Cowork Greenhouse / F5 Proyectos y Arquitectura
Cowork Greenhouse / F5 Proyectos y Arquitectura
Text description provided by the architects. Our world today is undeniably digital; information access, and the speed of transformation, besides people & processes synergy, have a deep impact on traditional workspaces. That’s why we deeply believe that integrated and collaborative, as well as horizontal and cross-generational, formulas are necessary. Those will ease work environment experiences.
From ancient times -more precisely Tiberius’ reign- greenhouses carry out, as architectural spaces, wishes of innovation and investigation in the production process. Their large glass & metal vaulted structures opened up to the crowd as amusement and meeting points in the nineteenth century.
Both concepts came together at an abandoned car garage in Oviedo city center. That was the chance to imagine a new frame for our occupation, architecture. Jointly with the field, diverse professionals and citizen initiatives make possible a dynamic and sustainable habitat, where socio-cultural and work interrelationships become true.
We split up the floor in three; the first one, closer to the street, was designed as meeting rooms and workplaces. The second one, with toilets and a little kitchen at the core, offers an open space where an exhibition can occur while having a coffee beside it. And the last one, just under the vault -where the old car garage used to be light and time create a suitable reading space, the perfect spot to be lost in thought. An ideal flexible working room. Working tables are spread around, with a recording studio and a library placed on a loft on the back. This one works as well as a restroom or an iconic setting to play music.

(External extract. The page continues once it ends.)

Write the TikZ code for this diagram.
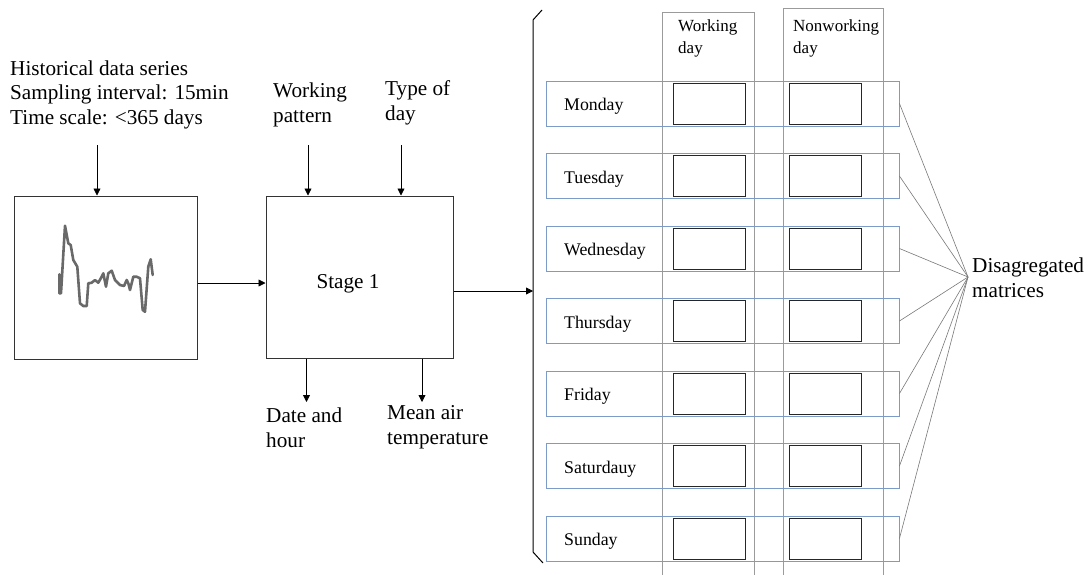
\documentclass[tikz,border=0pt]{standalone}
\usepackage{fontspec}
\setmainfont{Liberation Serif}
\usetikzlibrary{arrows.meta}
\definecolor{rowblue}{RGB}{125,155,200}
\definecolor{colgray}{RGB}{155,155,155}
\definecolor{wavegray}{RGB}{105,105,105}
\definecolor{linkgray}{RGB}{120,120,120}
\begin{document}
\begin{tikzpicture}[x=1pt,y=-1pt,
  big/.style={font=\fontsize{21.2}{24.5}\selectfont, inner sep=0pt, align=left, anchor=base west},
  small/.style={font=\fontsize{17}{22}\selectfont, inner sep=0pt, align=left, anchor=base west},
  daylbl/.style={font=\fontsize{17.8}{22}\selectfont, inner sep=0pt, anchor=base west},
  arr/.style={-{Triangle[length=7pt,width=7pt]}, line width=0.8pt},
  blk/.style={draw=black!80, line width=1pt, inner sep=0pt},
  rowbox/.style={draw=rowblue, line width=0.9pt, minimum width=353pt, minimum height=45pt, inner sep=0pt},
  cell/.style={draw=black!85, line width=0.9pt, minimum width=72pt, minimum height=41pt, inner sep=0pt},
  colbox/.style={draw=colgray, line width=1pt},
  link/.style={draw=linkgray, line width=0.6pt}
]
\useasboundingbox (0,0) rectangle (1092,574);

% ---- left part ----
\node[big] (hist) at (10,124) {Historical data series\\Sampling interval: 15min\\Time scale: <365 days};
\node[blk, minimum width=183pt, minimum height=163pt] (series) at (105.5,277.5) {};
\coordinate (histin) at (97,145);
\draw[arr] (histin) -- (histin |- series.north);

\draw[wavegray, line width=2.6pt, line join=round, line cap=round]
 plot coordinates {(59.3,274.3) (59.3,293.3) (61,293.3) (65,225.7) (68.3,243.3) (70.7,245) (73.3,260) (77.3,266.7) (80,303.3) (83.3,306) (86.7,306) (88.3,283.3) (91.7,282.7) (95,280) (98.3,282.7) (101.7,276.7) (103.3,273.3) (106,286.7) (108.3,273.3) (111.7,270.7) (115,280) (120,285) (124,286) (126.7,280) (128.3,283.3) (130,290) (133.3,276.7) (136.7,276.7) (140,278.3) (142.7,310) (145,311.7) (148.3,266.7) (150.7,259.3) (152.7,275)};

\node[blk, minimum width=187pt, minimum height=162pt] (stage) at (359.5,277) {};
\node[big, anchor=base] (stagelbl) at (348,288) {Stage 1};
\draw[arr] (series.east |- 0,283) -- (stage.west |- 0,283);

\node[big] (wp) at (273,122) {Working\\pattern};
\node[big] (tod) at (385,120) {Type of\\day};
\coordinate (wpin) at (308,145);
\coordinate (todin) at (401,145);
\draw[arr] (wpin) -- (wpin |- stage.north);
\draw[arr] (todin) -- (todin |- stage.north);

\node[big] (dh) at (266,447) {Date and\\hour};
\node[big] (mat) at (387,444) {Mean air\\temperature};
\coordinate (dhout) at (306.5,402);
\coordinate (matout) at (422,402);
\draw[arr] (dhout |- stage.south) -- (dhout);
\draw[arr] (matout |- stage.south) -- (matout);

% ---- bracket ----
\coordinate (brtop) at (542,10);
\coordinate (brbot) at (543,563);
\draw[black, line width=1pt] (brtop) -- (533,20) -- (533,552) -- (brbot);
\coordinate (brin) at (533,291);
\draw[arr] (stage.east |- brin) -- (brin);

% ---- columns ----
\draw[colbox] (662,580) -- (662,12) -- (754,12) -- (754,580);
\draw[colbox] (783,580) -- (783,8) -- (883,8) -- (883,580);
\node[small] (wdh) at (678,53) {Working\\day};
\node[small] (nwh) at (793,53) {Nonworking\\day};

% ---- rows ----
\coordinate (conv) at (968,277);
\foreach \i/\d in {0/Monday,1/Tuesday,2/Wednesday,3/Thursday,4/Friday,5/Saturdauy,6/Sunday}{
  \pgfmathsetmacro{\yc}{103.5+72.5*\i}
  \node[rowbox] (row\i) at (722.5,\yc) {};
  \node[daylbl] (lbl\i) at (564,\yc+7) {\d};
  \node[cell] (wc\i) at (709,\yc) {};
  \node[cell] (nc\i) at (825,\yc) {};
  \draw[link] (row\i.east) -- (conv);
}
\node[big] (dis) at (972,297) {Disagregated\\matrices};
\end{tikzpicture}
\end{document}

Parallel to the budget, we proposed to use the least number of materials that, creating a warm and pleasant environment, would give all the prominence to the activity and the users. The palette was reduced to 5, the concrete of the flooring as a reminder of the industrial past of the workshop, the fir wood in divisions and furniture that allows a warm touch of the surfaces, the glass as a strategy of cohesion and transparency, and light and green of natural plants as a factor of identity and source of energy. The result is an illusion, the most significant engine of economic and human activity we can feed.